*SHORT PROBLEM*:
The records that follow are to be transcribed in full, without their images.

────────────────────

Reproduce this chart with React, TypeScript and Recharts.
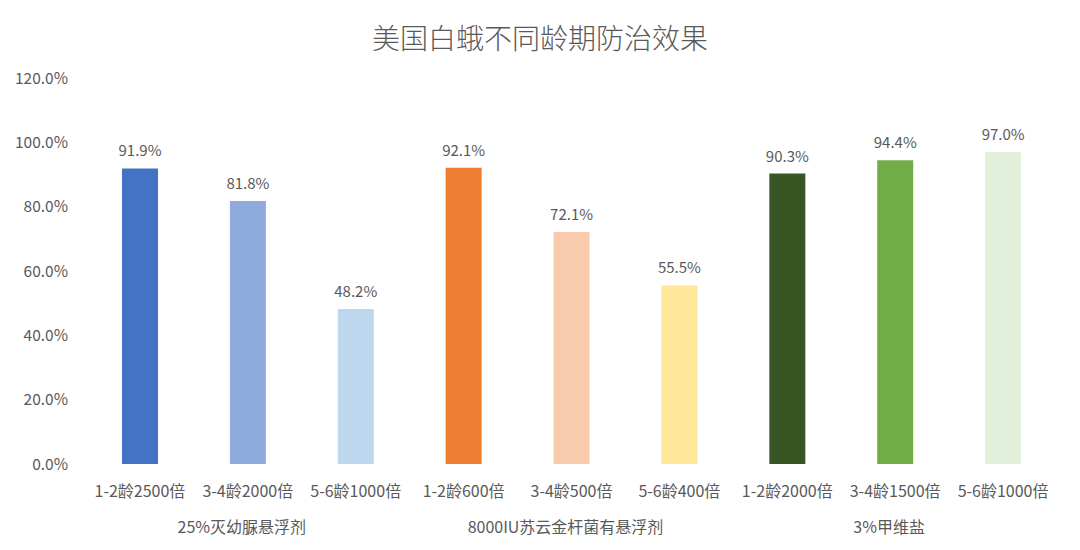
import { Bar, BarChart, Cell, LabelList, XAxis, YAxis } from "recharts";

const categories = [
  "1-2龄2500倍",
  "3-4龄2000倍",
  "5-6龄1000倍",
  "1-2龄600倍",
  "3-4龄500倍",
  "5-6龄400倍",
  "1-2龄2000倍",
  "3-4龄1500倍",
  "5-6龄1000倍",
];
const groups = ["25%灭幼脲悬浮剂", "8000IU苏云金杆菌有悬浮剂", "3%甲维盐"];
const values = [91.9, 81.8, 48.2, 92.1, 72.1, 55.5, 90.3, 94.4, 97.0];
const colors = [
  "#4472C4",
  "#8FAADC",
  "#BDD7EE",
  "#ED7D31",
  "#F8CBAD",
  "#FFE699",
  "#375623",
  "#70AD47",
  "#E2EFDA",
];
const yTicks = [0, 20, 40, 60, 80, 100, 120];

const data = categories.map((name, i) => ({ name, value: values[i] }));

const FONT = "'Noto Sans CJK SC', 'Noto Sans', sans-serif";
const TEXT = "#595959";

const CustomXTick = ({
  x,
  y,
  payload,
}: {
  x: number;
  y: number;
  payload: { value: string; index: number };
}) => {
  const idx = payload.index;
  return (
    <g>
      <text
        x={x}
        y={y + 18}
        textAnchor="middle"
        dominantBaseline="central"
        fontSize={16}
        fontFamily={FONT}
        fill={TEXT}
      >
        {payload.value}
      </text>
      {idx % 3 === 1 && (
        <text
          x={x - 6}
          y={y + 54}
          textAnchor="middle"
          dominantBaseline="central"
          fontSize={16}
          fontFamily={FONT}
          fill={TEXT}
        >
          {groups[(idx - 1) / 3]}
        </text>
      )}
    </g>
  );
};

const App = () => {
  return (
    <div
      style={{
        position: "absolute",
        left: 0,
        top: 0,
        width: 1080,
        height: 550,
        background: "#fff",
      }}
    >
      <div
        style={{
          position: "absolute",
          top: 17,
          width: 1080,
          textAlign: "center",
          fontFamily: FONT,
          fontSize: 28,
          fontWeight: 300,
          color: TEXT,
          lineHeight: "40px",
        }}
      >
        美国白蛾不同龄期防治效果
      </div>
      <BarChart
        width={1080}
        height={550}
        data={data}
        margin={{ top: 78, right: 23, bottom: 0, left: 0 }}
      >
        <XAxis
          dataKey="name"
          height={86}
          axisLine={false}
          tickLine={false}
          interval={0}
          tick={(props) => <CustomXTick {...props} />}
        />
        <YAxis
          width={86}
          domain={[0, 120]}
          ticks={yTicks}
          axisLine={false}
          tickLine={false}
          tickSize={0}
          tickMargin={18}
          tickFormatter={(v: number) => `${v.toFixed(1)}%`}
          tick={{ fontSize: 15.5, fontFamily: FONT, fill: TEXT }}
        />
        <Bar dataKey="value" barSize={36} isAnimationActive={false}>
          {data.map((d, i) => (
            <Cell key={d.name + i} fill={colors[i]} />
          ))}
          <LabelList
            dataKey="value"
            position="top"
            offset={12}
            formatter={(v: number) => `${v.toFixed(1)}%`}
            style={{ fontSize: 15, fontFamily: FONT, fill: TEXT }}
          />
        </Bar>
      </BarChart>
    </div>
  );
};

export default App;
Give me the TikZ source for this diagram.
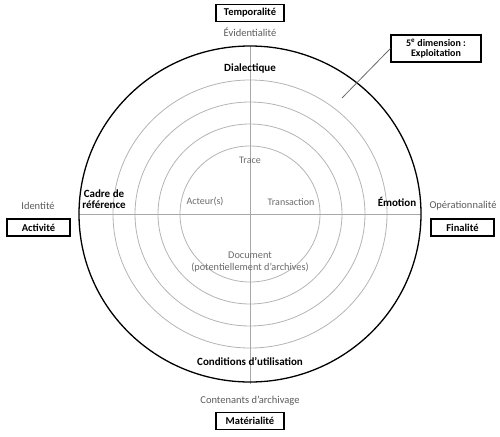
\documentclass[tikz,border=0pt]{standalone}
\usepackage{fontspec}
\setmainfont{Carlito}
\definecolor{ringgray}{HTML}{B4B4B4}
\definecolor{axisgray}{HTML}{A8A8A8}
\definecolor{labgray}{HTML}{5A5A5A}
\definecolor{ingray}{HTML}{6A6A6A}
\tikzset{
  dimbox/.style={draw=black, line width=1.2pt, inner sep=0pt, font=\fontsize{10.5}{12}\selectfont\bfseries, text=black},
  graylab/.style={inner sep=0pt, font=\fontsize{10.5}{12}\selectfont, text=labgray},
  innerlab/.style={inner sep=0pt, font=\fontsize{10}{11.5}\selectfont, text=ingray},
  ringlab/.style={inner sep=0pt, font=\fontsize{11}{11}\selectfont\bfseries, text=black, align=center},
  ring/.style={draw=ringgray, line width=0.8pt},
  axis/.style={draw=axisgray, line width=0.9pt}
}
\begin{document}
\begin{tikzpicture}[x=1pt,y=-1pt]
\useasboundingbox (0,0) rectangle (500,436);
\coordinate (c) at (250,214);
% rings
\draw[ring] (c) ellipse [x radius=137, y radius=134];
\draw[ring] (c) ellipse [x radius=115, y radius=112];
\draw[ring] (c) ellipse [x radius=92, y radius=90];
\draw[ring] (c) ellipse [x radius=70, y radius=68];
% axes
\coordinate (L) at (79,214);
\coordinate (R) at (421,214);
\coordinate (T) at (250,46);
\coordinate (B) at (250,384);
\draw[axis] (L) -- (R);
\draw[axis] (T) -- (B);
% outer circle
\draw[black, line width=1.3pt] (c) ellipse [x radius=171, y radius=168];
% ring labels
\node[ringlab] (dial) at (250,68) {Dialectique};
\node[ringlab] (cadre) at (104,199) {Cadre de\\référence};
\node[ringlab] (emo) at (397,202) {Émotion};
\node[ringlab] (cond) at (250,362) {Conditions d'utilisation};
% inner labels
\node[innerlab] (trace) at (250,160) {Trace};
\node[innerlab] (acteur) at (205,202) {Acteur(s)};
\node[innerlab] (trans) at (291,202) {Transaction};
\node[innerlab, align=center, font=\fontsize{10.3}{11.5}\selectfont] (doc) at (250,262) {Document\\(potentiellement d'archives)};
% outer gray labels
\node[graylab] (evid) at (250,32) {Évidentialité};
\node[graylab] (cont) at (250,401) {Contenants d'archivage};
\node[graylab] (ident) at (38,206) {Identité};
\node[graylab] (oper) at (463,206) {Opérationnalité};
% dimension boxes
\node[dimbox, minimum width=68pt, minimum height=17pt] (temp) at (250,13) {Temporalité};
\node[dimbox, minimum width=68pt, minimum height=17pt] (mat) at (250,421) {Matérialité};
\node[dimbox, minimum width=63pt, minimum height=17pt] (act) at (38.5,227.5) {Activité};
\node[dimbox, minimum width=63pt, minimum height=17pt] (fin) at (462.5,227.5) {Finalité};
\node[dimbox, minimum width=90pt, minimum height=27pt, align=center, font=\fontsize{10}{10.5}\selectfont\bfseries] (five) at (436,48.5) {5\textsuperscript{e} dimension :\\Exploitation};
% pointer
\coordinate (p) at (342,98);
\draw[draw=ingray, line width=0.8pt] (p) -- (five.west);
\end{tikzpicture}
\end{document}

────────────────────

*RESPONSE*:
Reproduce this chart with React, TypeScript and Recharts.
import { Bar, BarChart, Cell, LabelList, XAxis, YAxis } from "recharts";

const categories = [
  "1-2龄2500倍",
  "3-4龄2000倍",
  "5-6龄1000倍",
  "1-2龄600倍",
  "3-4龄500倍",
  "5-6龄400倍",
  "1-2龄2000倍",
  "3-4龄1500倍",
  "5-6龄1000倍",
];
const groups = ["25%灭幼脲悬浮剂", "8000IU苏云金杆菌有悬浮剂", "3%甲维盐"];
const values = [91.9, 81.8, 48.2, 92.1, 72.1, 55.5, 90.3, 94.4, 97.0];
const colors = [
  "#4472C4",
  "#8FAADC",
  "#BDD7EE",
  "#ED7D31",
  "#F8CBAD",
  "#FFE699",
  "#375623",
  "#70AD47",
  "#E2EFDA",
];
const yTicks = [0, 20, 40, 60, 80, 100, 120];

const data = categories.map((name, i) => ({ name, value: values[i] }));

const FONT = "'Noto Sans CJK SC', 'Noto Sans', sans-serif";
const TEXT = "#595959";

const CustomXTick = ({
  x,
  y,
  payload,
}: {
  x: number;
  y: number;
  payload: { value: string; index: number };
}) => {
  const idx = payload.index;
  return (
    <g>
      <text
        x={x}
        y={y + 18}
        textAnchor="middle"
        dominantBaseline="central"
        fontSize={16}
        fontFamily={FONT}
        fill={TEXT}
      >
        {payload.value}
      </text>
      {idx % 3 === 1 && (
        <text
          x={x - 6}
          y={y + 54}
          textAnchor="middle"
          dominantBaseline="central"
          fontSize={16}
          fontFamily={FONT}
          fill={TEXT}
        >
          {groups[(idx - 1) / 3]}
        </text>
      )}
    </g>
  );
};

const App = () => {
  return (
    <div
      style={{
        position: "absolute",
        left: 0,
        top: 0,
        width: 1080,
        height: 550,
        background: "#fff",
      }}
    >
      <div
        style={{
          position: "absolute",
          top: 17,
          width: 1080,
          textAlign: "center",
          fontFamily: FONT,
          fontSize: 28,
          fontWeight: 300,
          color: TEXT,
          lineHeight: "40px",
        }}
      >
        美国白蛾不同龄期防治效果
      </div>
      <BarChart
        width={1080}
        height={550}
        data={data}
        margin={{ top: 78, right: 23, bottom: 0, left: 0 }}
      >
        <XAxis
          dataKey="name"
          height={86}
          axisLine={false}
          tickLine={false}
          interval={0}
          tick={(props) => <CustomXTick {...props} />}
        />
        <YAxis
          width={86}
          domain={[0, 120]}
          ticks={yTicks}
          axisLine={false}
          tickLine={false}
          tickSize={0}
          tickMargin={18}
          tickFormatter={(v: number) => `${v.toFixed(1)}%`}
          tick={{ fontSize: 15.5, fontFamily: FONT, fill: TEXT }}
        />
        <Bar dataKey="value" barSize={36} isAnimationActive={false}>
          {data.map((d, i) => (
            <Cell key={d.name + i} fill={colors[i]} />
          ))}
          <LabelList
            dataKey="value"
            position="top"
            offset={12}
            formatter={(v: number) => `${v.toFixed(1)}%`}
            style={{ fontSize: 15, fontFamily: FONT, fill: TEXT }}
          />
        </Bar>
      </BarChart>
    </div>
  );
};

export default App;
Give me the TikZ source for this diagram.
\documentclass[tikz,border=0pt]{standalone}
\usepackage{fontspec}
\setmainfont{Carlito}
\definecolor{ringgray}{HTML}{B4B4B4}
\definecolor{axisgray}{HTML}{A8A8A8}
\definecolor{labgray}{HTML}{5A5A5A}
\definecolor{ingray}{HTML}{6A6A6A}
\tikzset{
  dimbox/.style={draw=black, line width=1.2pt, inner sep=0pt, font=\fontsize{10.5}{12}\selectfont\bfseries, text=black},
  graylab/.style={inner sep=0pt, font=\fontsize{10.5}{12}\selectfont, text=labgray},
  innerlab/.style={inner sep=0pt, font=\fontsize{10}{11.5}\selectfont, text=ingray},
  ringlab/.style={inner sep=0pt, font=\fontsize{11}{11}\selectfont\bfseries, text=black, align=center},
  ring/.style={draw=ringgray, line width=0.8pt},
  axis/.style={draw=axisgray, line width=0.9pt}
}
\begin{document}
\begin{tikzpicture}[x=1pt,y=-1pt]
\useasboundingbox (0,0) rectangle (500,436);
\coordinate (c) at (250,214);
% rings
\draw[ring] (c) ellipse [x radius=137, y radius=134];
\draw[ring] (c) ellipse [x radius=115, y radius=112];
\draw[ring] (c) ellipse [x radius=92, y radius=90];
\draw[ring] (c) ellipse [x radius=70, y radius=68];
% axes
\coordinate (L) at (79,214);
\coordinate (R) at (421,214);
\coordinate (T) at (250,46);
\coordinate (B) at (250,384);
\draw[axis] (L) -- (R);
\draw[axis] (T) -- (B);
% outer circle
\draw[black, line width=1.3pt] (c) ellipse [x radius=171, y radius=168];
% ring labels
\node[ringlab] (dial) at (250,68) {Dialectique};
\node[ringlab] (cadre) at (104,199) {Cadre de\\référence};
\node[ringlab] (emo) at (397,202) {Émotion};
\node[ringlab] (cond) at (250,362) {Conditions d'utilisation};
% inner labels
\node[innerlab] (trace) at (250,160) {Trace};
\node[innerlab] (acteur) at (205,202) {Acteur(s)};
\node[innerlab] (trans) at (291,202) {Transaction};
\node[innerlab, align=center, font=\fontsize{10.3}{11.5}\selectfont] (doc) at (250,262) {Document\\(potentiellement d'archives)};
% outer gray labels
\node[graylab] (evid) at (250,32) {Évidentialité};
\node[graylab] (cont) at (250,401) {Contenants d'archivage};
\node[graylab] (ident) at (38,206) {Identité};
\node[graylab] (oper) at (463,206) {Opérationnalité};
% dimension boxes
\node[dimbox, minimum width=68pt, minimum height=17pt] (temp) at (250,13) {Temporalité};
\node[dimbox, minimum width=68pt, minimum height=17pt] (mat) at (250,421) {Matérialité};
\node[dimbox, minimum width=63pt, minimum height=17pt] (act) at (38.5,227.5) {Activité};
\node[dimbox, minimum width=63pt, minimum height=17pt] (fin) at (462.5,227.5) {Finalité};
\node[dimbox, minimum width=90pt, minimum height=27pt, align=center, font=\fontsize{10}{10.5}\selectfont\bfseries] (five) at (436,48.5) {5\textsuperscript{e} dimension :\\Exploitation};
% pointer
\coordinate (p) at (342,98);
\draw[draw=ingray, line width=0.8pt] (p) -- (five.west);
\end{tikzpicture}
\end{document}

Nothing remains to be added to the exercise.